[start Dataset content]

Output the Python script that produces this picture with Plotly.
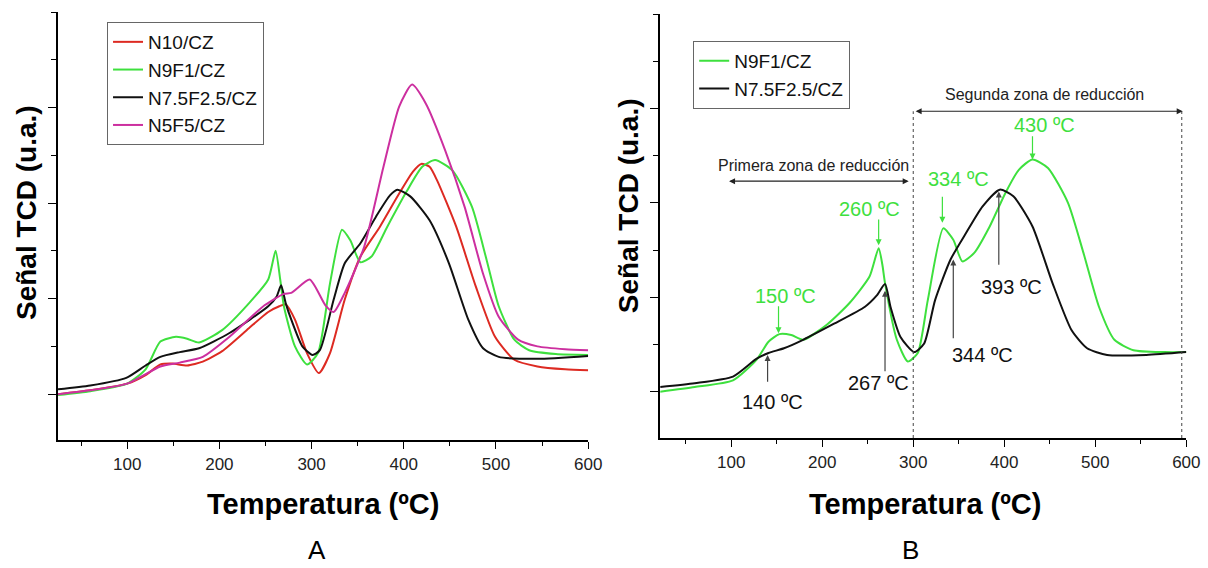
import plotly.graph_objects as go

# ---------------- Panel A data ----------------
a_n10_x = [25, 60, 100, 120, 136, 149, 165, 182, 203, 232, 253, 265, 272, 282, 295, 308, 320, 336, 353, 374, 395, 410, 419, 428, 436, 457, 478, 499, 520, 545, 575, 600]
a_n10_y = [0.0, 0.04, 0.11, 0.20, 0.31, 0.32, 0.30, 0.34, 0.45, 0.69, 0.86, 0.92, 0.94, 0.78, 0.43, 0.22, 0.43, 0.99, 1.44, 1.75, 2.10, 2.33, 2.41, 2.38, 2.24, 1.75, 1.13, 0.60, 0.36, 0.29, 0.26, 0.25]

a_n9f1_x = [25, 60, 100, 120, 136, 153, 165, 178, 203, 232, 253, 261, 266, 270, 282, 295, 307, 320, 333, 342, 353, 365, 382, 403, 420, 434, 453, 474, 490, 503, 520, 536, 565, 600]
a_n9f1_y = [-0.01, 0.03, 0.11, 0.26, 0.55, 0.60, 0.58, 0.54, 0.67, 0.95, 1.20, 1.50, 1.20, 0.92, 0.50, 0.31, 0.43, 1.16, 1.72, 1.61, 1.38, 1.44, 1.75, 2.12, 2.38, 2.45, 2.34, 1.96, 1.40, 0.92, 0.57, 0.46, 0.42, 0.41]

a_n75_x = [25, 60, 99, 120, 136, 157, 178, 211, 253, 262, 267, 272, 278, 290, 301, 309, 324, 336, 353, 370, 385, 393, 407, 428, 449, 470, 486, 503, 545, 600]
a_n75_y = [0.05, 0.09, 0.17, 0.30, 0.39, 0.44, 0.48, 0.64, 0.92, 1.02, 1.14, 0.95, 0.78, 0.50, 0.41, 0.46, 0.99, 1.37, 1.58, 1.86, 2.08, 2.14, 2.07, 1.82, 1.37, 0.78, 0.48, 0.39, 0.37, 0.40]

a_n5f5_x = [25, 60, 100, 136, 157, 182, 211, 249, 270, 278, 298, 315, 324, 336, 357, 378, 395, 409, 424, 445, 466, 486, 503, 524, 545, 575, 600]
a_n5f5_y = [0.0, 0.04, 0.11, 0.29, 0.33, 0.39, 0.60, 0.93, 1.05, 1.06, 1.20, 0.93, 0.86, 1.06, 1.54, 2.38, 3.01, 3.24, 3.04, 2.55, 1.96, 1.26, 0.81, 0.57, 0.50, 0.47, 0.46]

# ---------------- Panel B data ----------------
b_n9f1_x = [22, 60, 102, 128, 141, 153, 166, 179, 205, 230, 252, 262, 266, 269, 282, 294, 305, 316, 333, 344, 354, 367, 384, 401, 416, 431, 448, 470, 487, 504, 521, 542, 576, 600]
b_n9f1_y = [0.0, 0.05, 0.12, 0.34, 0.53, 0.61, 0.60, 0.55, 0.71, 0.94, 1.22, 1.52, 1.35, 1.15, 0.55, 0.32, 0.41, 0.97, 1.73, 1.61, 1.38, 1.47, 1.75, 2.10, 2.35, 2.46, 2.37, 2.00, 1.47, 0.90, 0.55, 0.44, 0.42, 0.42]

b_n75_x = [22, 60, 102, 128, 141, 158, 179, 213, 247, 260, 269, 275, 286, 301, 312, 324, 341, 358, 376, 395, 410, 431, 453, 474, 491, 513, 556, 600]
b_n75_y = [0.05, 0.09, 0.16, 0.35, 0.41, 0.46, 0.55, 0.72, 0.90, 1.02, 1.14, 0.90, 0.58, 0.42, 0.51, 0.97, 1.40, 1.68, 1.96, 2.14, 2.07, 1.75, 1.15, 0.65, 0.46, 0.39, 0.39, 0.42]

# Peak annotations (panel B): label, text x, text y, arrow x, tail y, head y, colour key
peak_labels = ["150 ºC", "260 ºC", "334 ºC", "430 ºC", "140 ºC", "267 ºC", "344 ºC", "393 ºC"]
peak_text_x = [160, 252, 350, 444, 145, 262, 376, 408]
peak_text_y = [1.01, 1.93, 2.25, 2.82, -0.11, 0.09, 0.39, 1.11]
peak_arrow_x = [152, 262, 332, 431, 140, 269, 344, 394]
peak_tail_y = [0.92, 1.84, 2.08, 2.72, 0.09, 0.20, 0.55, 1.33]
peak_head_y = [0.62, 1.55, 1.79, 2.46, 0.39, 1.07, 1.40, 2.12]
peak_series = ["g", "g", "g", "g", "k", "k", "k", "k"]

zone_labels = ["Primera zona de reducción", "Segunda zona de reducción"]
zone_text_x = [190, 444]
zone_text_y = [2.40, 3.15]
zone_x0 = [96, 301]
zone_x1 = [295, 596]
zone_y = [2.23, 2.97]
zone_limits = [300, 595]

RED = "#dd2a22"
GREEN = "#3ee03e"
BLACK = "#111111"
MAG = "#cc2f9f"
FONT = "Liberation Sans, Arial, sans-serif"

W, H = 1208, 568
SX = 1.012  # horizontal compensation observed in rendering
def px_x(p):
    return min(p * SX / W, 1.0)
def px_y(p):
    return 1 - p / H

fig = go.Figure()
lw = 2
def add(x, y, name, color, xa, ya, leg):
    fig.add_trace(go.Scatter(x=x, y=y, name=name, mode="lines",
                             line=dict(color=color, width=lw, shape="spline", smoothing=0.6),
                             xaxis=xa, yaxis=ya, legend=leg))

add(a_n10_x, a_n10_y, "N10/CZ", RED, "x", "y", "legend")
add(a_n9f1_x, a_n9f1_y, "N9F1/CZ", GREEN, "x", "y", "legend")
add(a_n75_x, a_n75_y, "N7.5F2.5/CZ", BLACK, "x", "y", "legend")
add(a_n5f5_x, a_n5f5_y, "N5F5/CZ", MAG, "x", "y", "legend")
add(b_n9f1_x, b_n9f1_y, "N9F1/CZ", GREEN, "x2", "y2", "legend2")
add(b_n75_x, b_n75_y, "N7.5F2.5/CZ", BLACK, "x2", "y2", "legend2")

xcommon = dict(showgrid=False, zeroline=False, showline=True, linecolor="black", linewidth=1.5,
               ticks="outside", ticklen=7, tickwidth=1.3, tickcolor="black",
               tickvals=[100, 200, 300, 400, 500, 600],
               minor=dict(ticks="outside", ticklen=4, tickwidth=1.2, tickcolor="black", dtick=50, tick0=0),
               tickfont=dict(family=FONT, size=17, color="#222"), ticklabelstandoff=1)
ycommon = dict(showgrid=False, zeroline=False, showline=True, linecolor="black", linewidth=1.5,
               ticks="outside", ticklen=8, tickwidth=1.3, tickcolor="black",
               tickvals=[0, 1, 2, 3], showticklabels=False,
               minor=dict(ticks="outside", ticklen=5, tickwidth=1.2, tickcolor="black", dtick=0.5, tick0=0))

legcommon = dict(xanchor="left", yanchor="top", bordercolor="#666", borderwidth=1, bgcolor="white",
                 font=dict(family=FONT, size=19, color="#111"), itemwidth=30, tracegroupgap=0)

fig.update_layout(
    width=W, height=H, autosize=False, margin=dict(l=0, r=0, t=0, b=0),
    paper_bgcolor="white", plot_bgcolor="white",
    xaxis=dict(domain=[px_x(58), px_x(588)], range=[25, 600], anchor="y", **xcommon),
    yaxis=dict(domain=[px_y(440), px_y(12)], range=[-0.48, 4.0], anchor="x", **ycommon),
    xaxis2=dict(domain=[px_x(660), px_x(1186)], range=[22, 600], anchor="y2", **xcommon),
    yaxis2=dict(domain=[px_y(438), px_y(14)], range=[-0.49, 4.0], anchor="x2", **ycommon),
    legend=dict(x=px_x(107), y=px_y(22), **legcommon),
    legend2=dict(x=px_x(693), y=px_y(41), **legcommon),
    showlegend=True,
)

ann = []
# axis titles and panel labels
for cx in (322.5, 925):
    ann.append(dict(text="<b>Temperatura (ºC)</b>", x=px_x(cx), y=px_y(504), xref="paper", yref="paper",
                    showarrow=False, xanchor="center", yanchor="middle",
                    font=dict(family=FONT, size=29, color="black")))
for cx, cy in ((26, 213), (628, 206)):
    ann.append(dict(text="<b>Señal TCD (u.a.)</b>", x=px_x(cx), y=px_y(cy), xref="paper", yref="paper",
                    showarrow=False, textangle=-90, xanchor="center", yanchor="middle",
                    font=dict(family=FONT, size=28, color="black")))
for lab, cx in (("A", 317), ("B", 910)):
    ann.append(dict(text=lab, x=px_x(cx), y=px_y(567), xref="paper", yref="paper",
                    showarrow=False, xanchor="center", yanchor="bottom",
                    font=dict(family=FONT, size=26, color="black")))

# peak labels and arrows (panel B)
for i, lab in enumerate(peak_labels):
    col = GREEN if peak_series[i] == "g" else "#111"
    acol = GREEN if peak_series[i] == "g" else "#444"
    ann.append(dict(text=lab, x=peak_text_x[i], y=peak_text_y[i], xref="x2", yref="y2",
                    showarrow=False, xanchor="center", yanchor="middle",
                    font=dict(family=FONT, size=20, color=col)))
    ann.append(dict(text="", x=peak_arrow_x[i], y=peak_head_y[i], ax=peak_arrow_x[i], ay=peak_tail_y[i],
                    xref="x2", yref="y2", axref="x2", ayref="y2", showarrow=True,
                    arrowhead=2, arrowsize=1, arrowwidth=1.2, arrowcolor=acol))

# zones
shapes = []
for i, lab in enumerate(zone_labels):
    ann.append(dict(text=lab, x=zone_text_x[i], y=zone_text_y[i], xref="x2", yref="y2",
                    showarrow=False, xanchor="center", yanchor="middle",
                    font=dict(family=FONT, size=16, color="#222")))
    ann.append(dict(text="", x=zone_x1[i], y=zone_y[i], ax=zone_x0[i], ay=zone_y[i],
                    xref="x2", yref="y2", axref="x2", ayref="y2", showarrow=True,
                    arrowhead=2, startarrowhead=2, arrowside="end+start", arrowsize=1,
                    arrowwidth=1.2, arrowcolor="#222"))
for xv in zone_limits:
    shapes.append(dict(type="line", xref="x2", yref="y2", x0=xv, x1=xv, y0=-0.49, y1=zone_y[1],
                       line=dict(color="#444", width=1, dash="dot")))

fig.update_layout(annotations=ann, shapes=shapes)
fig.write_html(
    "out.html",
    config={"displayModeBar": False, "responsive": False},
    post_script=("document.documentElement.style.overflow='hidden';"
                 "document.body.style.overflow='hidden';"
                 "document.body.style.margin='0px';"),
)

[end Dataset content]

Direction |
Reproduce the material above from its first line through the line containing "0.50, 0.47, 0.46]", both ends included, and skip every picture.

Exercise result |
Output the Python script that produces this picture with Plotly.
import plotly.graph_objects as go

# ---------------- Panel A data ----------------
a_n10_x = [25, 60, 100, 120, 136, 149, 165, 182, 203, 232, 253, 265, 272, 282, 295, 308, 320, 336, 353, 374, 395, 410, 419, 428, 436, 457, 478, 499, 520, 545, 575, 600]
a_n10_y = [0.0, 0.04, 0.11, 0.20, 0.31, 0.32, 0.30, 0.34, 0.45, 0.69, 0.86, 0.92, 0.94, 0.78, 0.43, 0.22, 0.43, 0.99, 1.44, 1.75, 2.10, 2.33, 2.41, 2.38, 2.24, 1.75, 1.13, 0.60, 0.36, 0.29, 0.26, 0.25]

a_n9f1_x = [25, 60, 100, 120, 136, 153, 165, 178, 203, 232, 253, 261, 266, 270, 282, 295, 307, 320, 333, 342, 353, 365, 382, 403, 420, 434, 453, 474, 490, 503, 520, 536, 565, 600]
a_n9f1_y = [-0.01, 0.03, 0.11, 0.26, 0.55, 0.60, 0.58, 0.54, 0.67, 0.95, 1.20, 1.50, 1.20, 0.92, 0.50, 0.31, 0.43, 1.16, 1.72, 1.61, 1.38, 1.44, 1.75, 2.12, 2.38, 2.45, 2.34, 1.96, 1.40, 0.92, 0.57, 0.46, 0.42, 0.41]

a_n75_x = [25, 60, 99, 120, 136, 157, 178, 211, 253, 262, 267, 272, 278, 290, 301, 309, 324, 336, 353, 370, 385, 393, 407, 428, 449, 470, 486, 503, 545, 600]
a_n75_y = [0.05, 0.09, 0.17, 0.30, 0.39, 0.44, 0.48, 0.64, 0.92, 1.02, 1.14, 0.95, 0.78, 0.50, 0.41, 0.46, 0.99, 1.37, 1.58, 1.86, 2.08, 2.14, 2.07, 1.82, 1.37, 0.78, 0.48, 0.39, 0.37, 0.40]

a_n5f5_x = [25, 60, 100, 136, 157, 182, 211, 249, 270, 278, 298, 315, 324, 336, 357, 378, 395, 409, 424, 445, 466, 486, 503, 524, 545, 575, 600]
a_n5f5_y = [0.0, 0.04, 0.11, 0.29, 0.33, 0.39, 0.60, 0.93, 1.05, 1.06, 1.20, 0.93, 0.86, 1.06, 1.54, 2.38, 3.01, 3.24, 3.04, 2.55, 1.96, 1.26, 0.81, 0.57, 0.50, 0.47, 0.46]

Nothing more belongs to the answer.